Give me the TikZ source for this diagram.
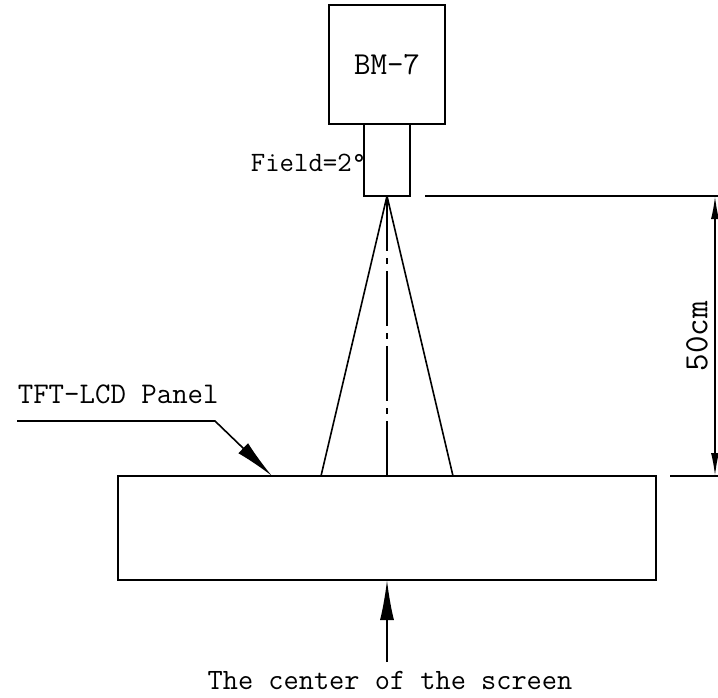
\documentclass[tikz,border=0pt]{standalone}
\usetikzlibrary{positioning,arrows.meta}
\tikzset{
  box/.style={draw, line width=1.5pt, inner sep=0pt, outer sep=0pt},
  lbl/.style={font=\ttfamily, inner sep=0pt},
  centerline/.style={line width=1.6pt, dash pattern=on 55pt off 7pt on 6pt off 7pt},
  dimline/.style={line width=1.6pt, {Latex[length=23pt,width=8pt]}-{Latex[length=23pt,width=8pt]}},
  leader/.style={line width=1.6pt, -{Latex[length=40pt,width=14pt]}}
}
\begin{document}
\begin{tikzpicture}[x=1pt, y=-1pt, line width=1.6pt]
\useasboundingbox (0,0) rectangle (718,697);
% luminance meter
\node[box, minimum width=116pt, minimum height=119pt] (bm) at (387,64.5) {\fontsize{32}{32}\selectfont\ttfamily BM-7};
\node[box, minimum width=46pt, minimum height=72pt, below=0pt of bm] (lens) {};
\node[lbl, left=-3pt of lens, yshift=-3pt] (field) {\fontsize{28}{28}\selectfont Field=2°};
% panel
\node[box, minimum width=538pt, minimum height=104pt] (panel) at (387,528) {};
% viewing cone
\coordinate (coneL) at (321,476);
\coordinate (coneR) at (453,476);
\draw (lens.south) -- (coneL);
\draw (lens.south) -- (coneR);
\draw[centerline] (lens.south) -- (panel.north);
% distance
\coordinate (extT) at (425,196);
\coordinate (extB) at (670,476);
\coordinate (dimT) at (715,196);
\coordinate (dimB) at (715,476);
\draw (extT) -- ++(293,0);
\draw (extB) -- ++(48,0);
\draw[dimline] (dimT) -- (dimB);
\node[lbl, rotate=90] (dist) at (697,336) {\fontsize{34}{34}\selectfont 50cm};
% panel label
\node[lbl, anchor=base west] (tft) at (17,403) {\fontsize{30}{30}\selectfont TFT-LCD Panel};
\coordinate (ldA) at (17,421);
\coordinate (ldB) at (215,421);
\coordinate (ldC) at (272,476);
\draw[leader] (ldA) -- (ldB) -- (ldC);
% screen centre
\coordinate (ctrA) at (387,662);
\draw[leader] (ctrA) -- (panel.south);
\node[lbl, anchor=base] (ctr) at (390,689) {\fontsize{29.5}{29.5}\selectfont The center of the screen};
\end{tikzpicture}
\end{document}
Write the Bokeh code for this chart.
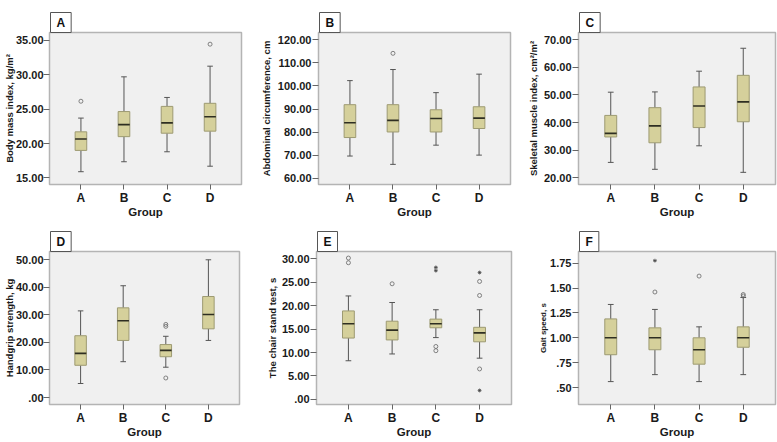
from bokeh.plotting import figure
from bokeh.models import Range1d, FixedTicker, LinearAxis
from bokeh.layouts import row, column
from bokeh.embed import file_html
from bokeh.resources import INLINE

# ---------------- data ----------------
GROUPS = ["A", "B", "C", "D"]

# A: Body mass index
bmi_low = [15.9, 17.35, 18.8, 16.7]
bmi_q1 = [19.0, 21.0, 21.5, 21.8]
bmi_med = [20.65, 22.75, 23.0, 23.9]
bmi_q3 = [21.7, 24.65, 25.4, 25.85]
bmi_high = [23.7, 29.7, 26.7, 31.25]
bmi_out_groups = ["A", "D"]
bmi_out_values = [26.15, 34.45]
bmi_ticks = [15, 20, 25, 30, 35]
bmi_tick_labels = ["15.00", "20.00", "25.00", "30.00", "35.00"]

# B: Abdominal circumference
ac_low = [69.7, 66.1, 74.4, 70.1]
ac_q1 = [77.7, 80.1, 80.1, 81.6]
ac_med = [84.1, 85.1, 85.9, 86.1]
ac_q3 = [91.9, 91.9, 89.7, 91.0]
ac_high = [102.3, 107.1, 97.1, 105.1]
ac_out_groups = ["B"]
ac_out_values = [114.1]
ac_ticks = [60, 70, 80, 90, 100, 110, 120]
ac_tick_labels = ["60.00", "70.00", "80.00", "90.00", "100.00", "110.00", "120.00"]

# C: Skeletal muscle index
smi_low = [25.6, 23.1, 31.6, 22.0]
smi_q1 = [34.8, 32.7, 38.2, 40.3]
smi_med = [36.1, 38.8, 46.0, 47.5]
smi_q3 = [42.6, 45.4, 52.9, 57.1]
smi_high = [51.0, 51.1, 58.6, 66.9]
smi_ticks = [20, 30, 40, 50, 60, 70]
smi_tick_labels = ["20.00", "30.00", "40.00", "50.00", "60.00", "70.00"]

# D: Handgrip strength
hgs_low = [5.1, 13.0, 11.0, 20.7]
hgs_q1 = [11.7, 20.7, 14.8, 24.9]
hgs_med = [16.0, 27.8, 17.1, 30.1]
hgs_q3 = [22.4, 32.5, 19.2, 36.6]
hgs_high = [31.4, 40.5, 22.2, 49.9]
hgs_out_groups = ["C", "C", "C"]
hgs_out_values = [26.5, 25.8, 7.1]
hgs_ticks = [0, 10, 20, 30, 40, 50]
hgs_tick_labels = [".00", "10.00", "20.00", "30.00", "40.00", "50.00"]

# E: Chair stand test
cst_low = [8.25, 9.7, 13.2, 8.8]
cst_q1 = [13.1, 12.7, 15.3, 12.3]
cst_med = [16.15, 14.8, 16.15, 14.2]
cst_q3 = [18.9, 16.7, 17.15, 15.4]
cst_high = [22.1, 20.7, 19.15, 19.15]
cst_out_groups = ["A", "A", "B", "C", "C", "D", "D", "D"]
cst_out_values = [30.2, 29.2, 24.7, 11.3, 10.4, 25.2, 22.2, 6.5]
cst_ext_groups = ["C", "C", "D", "D"]
cst_ext_values = [28.2, 27.5, 27.1, 1.9]
cst_ticks = [0, 5, 10, 15, 20, 25, 30]
cst_tick_labels = [".00", "5.00", "10.00", "15.00", "20.00", "25.00", "30.00"]

# F: Gait speed
gs_low = [0.56, 0.63, 0.56, 0.63]
gs_q1 = [0.83, 0.88, 0.735, 0.905]
gs_med = [1.0, 1.0, 0.88, 1.0]
gs_q3 = [1.19, 1.10, 1.0, 1.11]
gs_high = [1.335, 1.285, 1.11, 1.405]
gs_out_groups = ["B", "C", "D", "D"]
gs_out_values = [1.46, 1.62, 1.435, 1.42]
gs_ext_groups = ["B"]
gs_ext_values = [1.775]
gs_ticks = [0.5, 0.75, 1, 1.25, 1.5, 1.75]
gs_tick_labels = [".50", ".75", "1.00", "1.25", "1.50", "1.75"]

# ---------------- style ----------------
FONT = "Liberation Sans"
BOX_FILL = "#d5d09b"
BOX_LINE = "#9d9a72"
MED_LINE = "#2e2e22"
WHISK = "#555555"
BG = "#f0f0f0"
OUTLINE = "#b4b4b4"
BOX_W = 0.27
CAP_W = 0.13

POS = {g: i + 1 for i, g in enumerate(GROUPS)}


def panel(letter, ylabel, low, q1, med, q3, high, yr, ticks, tick_labels,
          width, height, borders, ylabel_standoff, ylabel_size="9.5px",
          ytick_standoff=1, out_g=(), out_v=(), ext_g=(), ext_v=()):
    bl, br, bt, bb = borders
    p = figure(width=width, height=height, title=letter,
               x_range=Range1d(0.27, 4.73), y_range=Range1d(*yr),
               output_backend="svg", toolbar_location=None,
               min_border_left=bl, min_border_right=br,
               min_border_top=bt, min_border_bottom=bb,
               background_fill_color=BG, border_fill_color="white")
    p.outline_line_color = OUTLINE
    p.outline_line_width = 1.5
    p.grid.visible = False

    xs = [POS[g] for g in GROUPS]
    # whiskers
    p.segment(x0=xs, x1=xs, y0=q3, y1=high, line_color=WHISK, line_width=1)
    p.segment(x0=xs, x1=xs, y0=q1, y1=low, line_color=WHISK, line_width=1)
    p.segment(x0=[x - CAP_W / 2 for x in xs], x1=[x + CAP_W / 2 for x in xs],
              y0=high, y1=high, line_color=WHISK, line_width=1)
    p.segment(x0=[x - CAP_W / 2 for x in xs], x1=[x + CAP_W / 2 for x in xs],
              y0=low, y1=low, line_color=WHISK, line_width=1)
    # boxes
    p.vbar(x=xs, width=BOX_W, bottom=q1, top=q3, fill_color=BOX_FILL,
           line_color=BOX_LINE, line_width=1)
    # medians
    p.segment(x0=[x - BOX_W / 2 for x in xs], x1=[x + BOX_W / 2 for x in xs],
              y0=med, y1=med, line_color=MED_LINE, line_width=1.6)
    if len(out_g):
        p.scatter(x=[POS[g] for g in out_g], y=list(out_v), marker="circle",
                  size=4, fill_color=None, line_color="#666666", line_width=0.8)
    if len(ext_g):
        p.scatter(x=[POS[g] for g in ext_g], y=list(ext_v), marker="asterisk",
                  size=3.8, line_color="#444444", line_width=0.8)

    # x axis
    xa = p.xaxis[0]
    xa.ticker = FixedTicker(ticks=xs)
    xa.major_label_overrides = {POS[g]: g for g in GROUPS}
    xa.axis_line_color = None
    xa.major_tick_out = 5
    xa.major_tick_in = 0
    xa.minor_tick_out = 0
    xa.minor_tick_in = 0
    xa.major_tick_line_color = "#666666"
    xa.major_label_standoff = 1
    xa.major_label_text_font = FONT
    xa.major_label_text_font_size = "12px"
    xa.major_label_text_font_style = "bold"
    xa.major_label_text_color = "#1a1a1a"
    xa.axis_label = "Group"
    xa.axis_label_text_font = FONT
    xa.axis_label_text_font_size = "11.5px"
    xa.axis_label_text_font_style = "bold"
    xa.axis_label_text_color = "#1a1a1a"
    xa.axis_label_standoff = -2

    # y axis
    ya = p.yaxis[0]
    ya.ticker = FixedTicker(ticks=ticks)
    ya.major_label_overrides = {
        (int(t) if float(t).is_integer() else t): lab
        for t, lab in zip(ticks, tick_labels)}
    ya.axis_line_color = None
    ya.major_tick_out = 6
    ya.major_tick_in = 0
    ya.minor_tick_out = 0
    ya.minor_tick_in = 0
    ya.major_tick_line_color = "#666666"
    ya.major_label_standoff = ytick_standoff
    ya.major_label_text_font = FONT
    ya.major_label_text_font_size = "11px"
    ya.major_label_text_font_style = "bold"
    ya.major_label_text_color = "#1a1a1a"
    ya.axis_label = ylabel
    ya.axis_label_text_font = FONT
    ya.axis_label_text_font_size = ylabel_size
    ya.axis_label_text_font_style = "bold"
    ya.axis_label_text_color = "#1a1a1a"
    ya.axis_label_standoff = ylabel_standoff

    # invisible spacer between frame and the panel-letter box
    spacer = LinearAxis(ticker=FixedTicker(ticks=[]), axis_line_color=None,
                        major_tick_out=10, major_tick_in=0, minor_tick_out=0,
                        minor_tick_in=0, major_tick_line_color=None,
                        minor_tick_line_color=None, major_label_text_color=None)
    p.add_layout(spacer, "above")

    # panel letter box
    t = p.title
    t.align = "left"
    t.vertical_align = "bottom"
    t.offset = 1
    t.standoff = 0
    t.text_font = FONT
    t.text_font_size = "12px"
    t.text_font_style = "bold"
    t.text_color = "#111111"
    t.background_fill_color = "white"
    t.border_line_color = "#555555"
    t.border_line_width = 1
    t.padding = (6, 3)
    return p


pA = panel("A", "Body mass index, kg/m\u00b2", bmi_low, bmi_q1, bmi_med, bmi_q3, bmi_high,
           (14.04, 36.15), bmi_ticks, bmi_tick_labels, 256, 220, (48, 15, 32, 34), -2,
           ytick_standoff=0, out_g=bmi_out_groups, out_v=bmi_out_values)
pB = panel("B", "Abdominal circumference, cm", ac_low, ac_q1, ac_med, ac_q3, ac_high,
           (57.4, 123.1), ac_ticks, ac_tick_labels, 266, 220, (62, 12, 32, 34), 3,
           out_g=ac_out_groups, out_v=ac_out_values)
pC = panel("C", "Skeletal muscle index, cm\u00b2/m\u00b2", smi_low, smi_q1, smi_med, smi_q3, smi_high,
           (17.6, 72.6), smi_ticks, smi_tick_labels, 255, 220, (56, 2, 32, 34), 2)
pD = panel("D", "Handgrip strength, kg", hgs_low, hgs_q1, hgs_med, hgs_q3, hgs_high,
           (-2.5, 52.9), hgs_ticks, hgs_tick_labels, 256, 222, (49, 17, 31, 38), -2,
           ytick_standoff=0, out_g=hgs_out_groups, out_v=hgs_out_values)
pE = panel("E", "The chair stand test, s", cst_low, cst_q1, cst_med, cst_q3, cst_high,
           (-1.1, 31.6), cst_ticks, cst_tick_labels, 266, 222, (60, 11, 31, 38), 1,
           out_g=cst_out_groups, out_v=cst_out_values, ext_g=cst_ext_groups, ext_v=cst_ext_values)
pF = panel("F", "Gait speed, s", gs_low, gs_q1, gs_med, gs_q3, gs_high,
           (0.33, 1.867), gs_ticks, gs_tick_labels, 255, 222, (56, 2, 31, 38), -1, ylabel_size="8px",
           out_g=gs_out_groups, out_v=gs_out_values, ext_g=gs_ext_groups, ext_v=gs_ext_values)

layout = column(row(pA, pB, pC), row(pD, pE, pF),
                styles={"position": "absolute", "left": "0px", "top": "0px"})

open("out.html", "w").write(file_html(layout, INLINE))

*****

=== TASK REQUIREMENTS ===
Where a line of the records above holds the word "this", copy that line.

=== RIGHT ANSWER ===
Give me the TikZ source for this diagram.
Write the Bokeh code for this chart.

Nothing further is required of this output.